Now, the Royal Swedish Academy of Sciences has announced that ASU Emeritus Regents' Professor O’Keeffe and Yaghi, of the University of California, Berkeley, have won the prestigious Gregori Aminoff Prize in Crystallography for 2019, “for their fundamental contributions to the development of reticular chemistry."

“This is a well-deserved achievement by one of our most famous scholars,” said Professor Neal Woodbury, director of the School of Molecular Sciences in the College of Liberal Arts and Sciences at ASU. “Professor O’Keeffe has performed decades of groundbreaking work on the fundamental structure and properties of molecules and materials. He has been a pioneer in the creation of materials made from linking molecular building blocks into porous frameworks, a field that has been used to develop everything from catalysts to materials for specific chemical separation processes.”

Metal-organic frameworks, universally called MOFs, are a relatively new class of crystalline materials with unprecedented porosities and capacities to absorb gases, with many practical applications.

MOFs and their properties were discovered in the late ‘90s at ASU by Yaghi and his group. Yaghi was joined by O’Keeffe in developing the theory and practice of synthesis of MOFs with designed structure and properties — reticular chemistry.

Yaghi and O’Keeffe were both ranked in the top three on the world list of most frequently cited chemists in the decade ending in 2011.

“What has been most remarkable to me in MOF chemistry over the years was the constant Greek chorus saying that ‘It can’t be done,'" O'Keeffe said. "But subsequent history has been an illustration of the truism 'never say never.' Naysayers can only be proved wrong.”

An early example of a MOF with a two-periodic net formed of strong bonds was what is now known as MOF-2 from the Yaghi group. In this compound, square "paddle wheels" containing two zinc atoms are linked in a periodic square array. Microporosity and high surface area was evidenced by the ability to adsorb gases at low pressures.

O’Keeffe explained: “Those who went to conferences where such materials were discussed two decades ago heard the chorus: 'They won’t be stable.' They were. 'The frameworks will collapse when solvent is removed." They didn’t. 'They won’t be porous.' They were — they adsorbed gases at low pressures and had "permanent" porosity." 

O’Keeffe recalls his initial response when he and Yaghi were colleagues at ASU and the young professor showed him the structures of MOF-2 and MOF-3: "There are simply too many atomsThis was a play on the words, "My dear young man ... your work is ingenious ... there are simply too many notes,’’ uttered by the emperor to Mozart in Peter Shaffer’s play "Amadeus."."

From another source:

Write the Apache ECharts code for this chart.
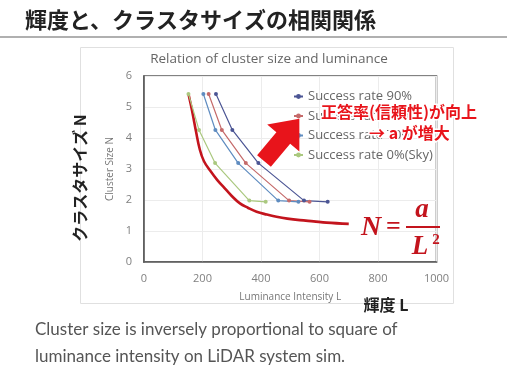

O’Keeffe came from the austere world of metal-oxide chemistry and found structures with benzene rings and carbon-hydrogen bonds far too baroque for his taste. No doubt with tongue in cheek, Yaghi thanked him in the MOF-2 paper for his "interest."

But the now-iconic MOF-5, which came shortly thereafter and earned O’Keeffe, Yaghi and coworkers a publication in Nature, changed everything. This had truly unprecedented surface area, porosity, and stability. The zinc carboxylate cluster with the six carboxylate carbons forming a regular octahedron but with tetrahedral symmetry was elegantly beautiful especially when linked in such regular arrays — by, yes, those benzene rings — like terra-cotta warriors, and O’Keeffe jumped aboard the bandwagon.

MOFs also have exceptional promise as materials to remove carbon dioxide from the emissions of power stations burning fossil fuels. They are therefore important components of the switch to cleaner energy production.

MOFs have many other applications in chemical industry, such as separations of chemicals and catalysis to speed up specific chemical processes. The subject is one of the fastest-growing areas of materials chemistry: Thousands of new compounds are reported every year.

The prize ceremony will be held at the annual meeting of the Royal Swedish Academy of Sciences on March 31, 2019. A symposium on the theme of the prize will be organized in association with its awarding.